* _Task statement_
For the copy, please give all of the data again exactly and leave the pictures out.

(Code that draws figures)
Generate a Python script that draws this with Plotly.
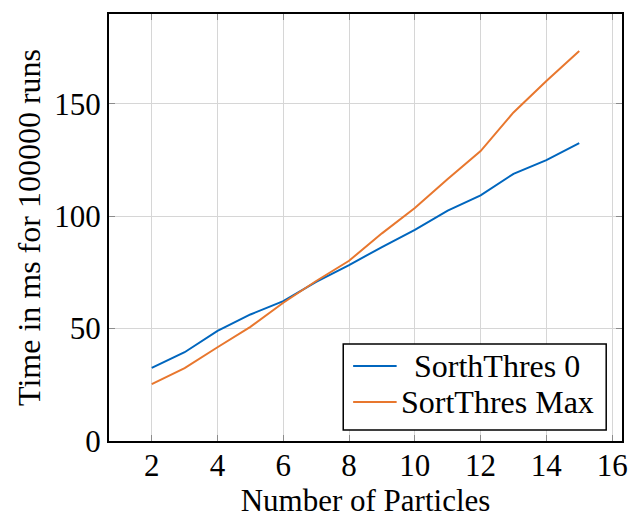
import plotly.graph_objects as go

# Number of particles per run
particles = [2, 3, 4, 5, 6, 7, 8, 9, 10, 11, 12, 13, 14, 15]

# Time in ms for 100000 runs
sort_thres_0 = [32.5, 39.5, 49.0, 56.3, 62.2, 70.8, 78.3, 86.3, 93.9, 102.5, 109.3, 118.9, 125.0, 132.5]
sort_thres_max = [25.3, 32.4, 41.7, 50.8, 61.5, 71.2, 80.2, 92.4, 103.7, 116.6, 129.0, 146.2, 160.2, 173.5]

series_names = ["SorthThres 0", "SortThres Max"]

x_ticks = [2, 4, 6, 8, 10, 12, 14, 16]
y_ticks = [0, 50, 100, 150]

FONT = "Liberation Serif"
BLUE = "#0066BE"
ORANGE = "#E8772E"
colors = [BLUE, ORANGE]

fig = go.Figure()
for name, ys, col in zip(series_names, [sort_thres_0, sort_thres_max], colors):
    fig.add_trace(go.Scatter(
        x=particles, y=ys, mode="lines", name=name,
        line=dict(color=col, width=2),
    ))

axis_common = dict(
    showline=True, linecolor="black", linewidth=2, mirror="ticks",
    ticks="inside", ticklen=6, tickcolor="#8c8c8c", tickwidth=1,
    showgrid=True, gridcolor="#d6d6d6", gridwidth=1,
    zeroline=False,
    tickfont=dict(family=FONT, size=31, color="black"),
)

# Legend box in the lower right, with centred entry labels
box = dict(x0=0.4566, x1=0.9692, y0=0.0258, y1=0.2272)
sample_x = (0.4759, 0.5607)
entry_y = [0.1756, 0.0913]
label_x = 0.7572

shapes = [dict(
    type="rect", xref="paper", yref="paper", **box,
    line=dict(color="black", width=1.5), fillcolor="white", layer="above",
)]
annotations = []
for name, col, yy in zip(series_names, colors, entry_y):
    shapes.append(dict(
        type="line", xref="paper", yref="paper",
        x0=sample_x[0], x1=sample_x[1], y0=yy, y1=yy,
        line=dict(color=col, width=2), layer="above",
    ))
    annotations.append(dict(
        xref="paper", yref="paper", x=label_x, y=yy,
        text=name, showarrow=False, xanchor="center", yanchor="middle",
        font=dict(family=FONT, size=32, color="black"),
    ))

fig.update_layout(
    width=634, height=520,
    margin=dict(l=109, r=6, t=14, b=79),
    paper_bgcolor="white", plot_bgcolor="white",
    font=dict(family=FONT, size=32, color="black"),
    xaxis=dict(
        range=[0.7, 16.3], tickvals=x_ticks, ticklabelstandoff=-4,
        title=dict(text="Number of Particles", font=dict(family=FONT, size=31), standoff=4),
        **axis_common,
    ),
    yaxis=dict(
        range=[0, 190], tickvals=y_ticks,
        title=dict(text="Time in ms for 100000 runs", font=dict(family=FONT, size=32), standoff=4),
        **axis_common,
    ),
    showlegend=False,
    shapes=shapes,
    annotations=annotations,
)

fig.write_html("out.html")
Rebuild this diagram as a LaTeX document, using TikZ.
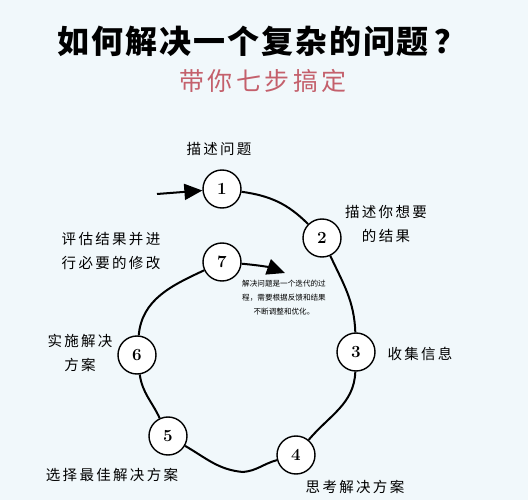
\documentclass[tikz,border=0pt]{standalone}
\usepackage{fontspec}
\newfontfamily\cjk{Noto Sans CJK SC}
\newfontfamily\cjkwide[LetterSpace=16]{Noto Sans CJK SC}
\usetikzlibrary{arrows.meta}
\definecolor{bgblue}{RGB}{241,248,251}
\definecolor{subred}{RGB}{196,96,108}
\begin{document}
\begin{tikzpicture}[x=1pt,y=-1pt,
	stepnode/.style={circle,draw,line width=1.4pt,fill=white,minimum size=38pt,inner sep=0pt,font=\fontsize{17}{17}\selectfont\bfseries},
	steplabel/.style={font=\cjkwide\fontsize{14.5}{24}\selectfont,align=center},
	loopline/.style={line width=2pt},
	bigtip/.style={-{Triangle[length=18pt,width=16pt]}}]
	\fill [bgblue] (0,0) rectangle (528,500);
	\useasboundingbox (0,0) rectangle (528,500);
	\node (title) at (262,41) {\cjk\addfontfeature{LetterSpace=6}\bfseries\fontsize{32}{32}\selectfont 如何解决一个复杂的问题\,？};
	\node (subtitle) at (263,81) [text=subred] {\cjk\addfontfeature{LetterSpace=14}\fontsize{25}{25}\selectfont 带你七步搞定};
	% Schritte
	\node [stepnode] (s1) at (222,189) {1};
	\node [stepnode] (s2) at (322,238) {2};
	\node [stepnode] (s3) at (356,352) {3};
	\node [stepnode] (s4) at (296,455) {4};
	\node [stepnode] (s5) at (168,436) {5};
	\node [stepnode] (s6) at (137,355) {6};
	\node [stepnode] (s7) at (222,262) {7};
	\coordinate (start) at (157,194);
	\coordinate (bottom) at (243,472);
	\coordinate (loopend) at (285,273);
	\draw [loopline] (s1) to[out=-8,in=135] (s2);
	\draw [loopline] (s2) to[out=-65,in=92] (s3);
	\draw [loopline] (s3) to[out=-92,in=50] (s4);
	\draw [loopline] (s4) to[out=195,in=5] (bottom) to[out=175,in=-30] (s5);
	\draw [loopline] (s5) to[out=115,in=-82] (s6);
	\draw [loopline] (s6) to[out=85,in=205] (s7);
	\draw [loopline,bigtip] (s7) to[out=-5,in=160] (loopend);
	\draw [loopline,bigtip] (start) -- (s1);
	% Beschriftungen
	\node [steplabel] (l1) at (219,149) {描述问题};
	\node [steplabel] (l2) at (386,224) {描述你想要\\的结果};
	\node [steplabel] (l3) at (420,354) {收集信息};
	\node [steplabel] (l4) at (355,487) {思考解决方案};
	\node [steplabel] (l5) at (112,475) {选择最佳解决方案};
	\node [steplabel] (l6) at (80,353) {实施解决\\方案};
	\node [steplabel] (l7) at (111,251) {评估结果并进\\行必要的修改};
	\node [font=\cjk\fontsize{7.6}{14}\selectfont,align=center] (note) at (284,298) {解决问题是一个迭代的过\\程，需要根据反馈和结果\\不断调整和优化。};
\end{tikzpicture}
\end{document}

* _Reply to the task_
Generate a Python script that draws this with Plotly.
import plotly.graph_objects as go

# Number of particles per run
particles = [2, 3, 4, 5, 6, 7, 8, 9, 10, 11, 12, 13, 14, 15]

# Time in ms for 100000 runs
sort_thres_0 = [32.5, 39.5, 49.0, 56.3, 62.2, 70.8, 78.3, 86.3, 93.9, 102.5, 109.3, 118.9, 125.0, 132.5]
sort_thres_max = [25.3, 32.4, 41.7, 50.8, 61.5, 71.2, 80.2, 92.4, 103.7, 116.6, 129.0, 146.2, 160.2, 173.5]

series_names = ["SorthThres 0", "SortThres Max"]

x_ticks = [2, 4, 6, 8, 10, 12, 14, 16]
y_ticks = [0, 50, 100, 150]

FONT = "Liberation Serif"
BLUE = "#0066BE"
ORANGE = "#E8772E"
colors = [BLUE, ORANGE]

fig = go.Figure()
for name, ys, col in zip(series_names, [sort_thres_0, sort_thres_max], colors):
    fig.add_trace(go.Scatter(
        x=particles, y=ys, mode="lines", name=name,
        line=dict(color=col, width=2),
    ))

axis_common = dict(
    showline=True, linecolor="black", linewidth=2, mirror="ticks",
    ticks="inside", ticklen=6, tickcolor="#8c8c8c", tickwidth=1,
    showgrid=True, gridcolor="#d6d6d6", gridwidth=1,
    zeroline=False,
    tickfont=dict(family=FONT, size=31, color="black"),
)

# Legend box in the lower right, with centred entry labels
box = dict(x0=0.4566, x1=0.9692, y0=0.0258, y1=0.2272)
sample_x = (0.4759, 0.5607)
entry_y = [0.1756, 0.0913]
label_x = 0.7572

shapes = [dict(
    type="rect", xref="paper", yref="paper", **box,
    line=dict(color="black", width=1.5), fillcolor="white", layer="above",
)]
annotations = []
for name, col, yy in zip(series_names, colors, entry_y):
    shapes.append(dict(
        type="line", xref="paper", yref="paper",
        x0=sample_x[0], x1=sample_x[1], y0=yy, y1=yy,
        line=dict(color=col, width=2), layer="above",
    ))
    annotations.append(dict(
        xref="paper", yref="paper", x=label_x, y=yy,
        text=name, showarrow=False, xanchor="center", yanchor="middle",
        font=dict(family=FONT, size=32, color="black"),
    ))

fig.update_layout(
    width=634, height=520,
    margin=dict(l=109, r=6, t=14, b=79),
    paper_bgcolor="white", plot_bgcolor="white",
    font=dict(family=FONT, size=32, color="black"),
    xaxis=dict(
        range=[0.7, 16.3], tickvals=x_ticks, ticklabelstandoff=-4,
        title=dict(text="Number of Particles", font=dict(family=FONT, size=31), standoff=4),
        **axis_common,
    ),
    yaxis=dict(
        range=[0, 190], tickvals=y_ticks,
        title=dict(text="Time in ms for 100000 runs", font=dict(family=FONT, size=32), standoff=4),
        **axis_common,
    ),
    showlegend=False,
    shapes=shapes,
    annotations=annotations,
)

fig.write_html("out.html")
Rebuild this diagram as a LaTeX document, using TikZ.
\documentclass[tikz,border=0pt]{standalone}
\usepackage{fontspec}
\newfontfamily\cjk{Noto Sans CJK SC}
\newfontfamily\cjkwide[LetterSpace=16]{Noto Sans CJK SC}
\usetikzlibrary{arrows.meta}
\definecolor{bgblue}{RGB}{241,248,251}
\definecolor{subred}{RGB}{196,96,108}
\begin{document}
\begin{tikzpicture}[x=1pt,y=-1pt,
	stepnode/.style={circle,draw,line width=1.4pt,fill=white,minimum size=38pt,inner sep=0pt,font=\fontsize{17}{17}\selectfont\bfseries},
	steplabel/.style={font=\cjkwide\fontsize{14.5}{24}\selectfont,align=center},
	loopline/.style={line width=2pt},
	bigtip/.style={-{Triangle[length=18pt,width=16pt]}}]
	\fill [bgblue] (0,0) rectangle (528,500);
	\useasboundingbox (0,0) rectangle (528,500);
	\node (title) at (262,41) {\cjk\addfontfeature{LetterSpace=6}\bfseries\fontsize{32}{32}\selectfont 如何解决一个复杂的问题\,？};
	\node (subtitle) at (263,81) [text=subred] {\cjk\addfontfeature{LetterSpace=14}\fontsize{25}{25}\selectfont 带你七步搞定};
	% Schritte
	\node [stepnode] (s1) at (222,189) {1};
	\node [stepnode] (s2) at (322,238) {2};
	\node [stepnode] (s3) at (356,352) {3};
	\node [stepnode] (s4) at (296,455) {4};
	\node [stepnode] (s5) at (168,436) {5};
	\node [stepnode] (s6) at (137,355) {6};
	\node [stepnode] (s7) at (222,262) {7};
	\coordinate (start) at (157,194);
	\coordinate (bottom) at (243,472);
	\coordinate (loopend) at (285,273);
	\draw [loopline] (s1) to[out=-8,in=135] (s2);
	\draw [loopline] (s2) to[out=-65,in=92] (s3);
	\draw [loopline] (s3) to[out=-92,in=50] (s4);
	\draw [loopline] (s4) to[out=195,in=5] (bottom) to[out=175,in=-30] (s5);
	\draw [loopline] (s5) to[out=115,in=-82] (s6);
	\draw [loopline] (s6) to[out=85,in=205] (s7);
	\draw [loopline,bigtip] (s7) to[out=-5,in=160] (loopend);
	\draw [loopline,bigtip] (start) -- (s1);
	% Beschriftungen
	\node [steplabel] (l1) at (219,149) {描述问题};
	\node [steplabel] (l2) at (386,224) {描述你想要\\的结果};
	\node [steplabel] (l3) at (420,354) {收集信息};
	\node [steplabel] (l4) at (355,487) {思考解决方案};
	\node [steplabel] (l5) at (112,475) {选择最佳解决方案};
	\node [steplabel] (l6) at (80,353) {实施解决\\方案};
	\node [steplabel] (l7) at (111,251) {评估结果并进\\行必要的修改};
	\node [font=\cjk\fontsize{7.6}{14}\selectfont,align=center] (note) at (284,298) {解决问题是一个迭代的过\\程，需要根据反馈和结果\\不断调整和优化。};
\end{tikzpicture}
\end{document}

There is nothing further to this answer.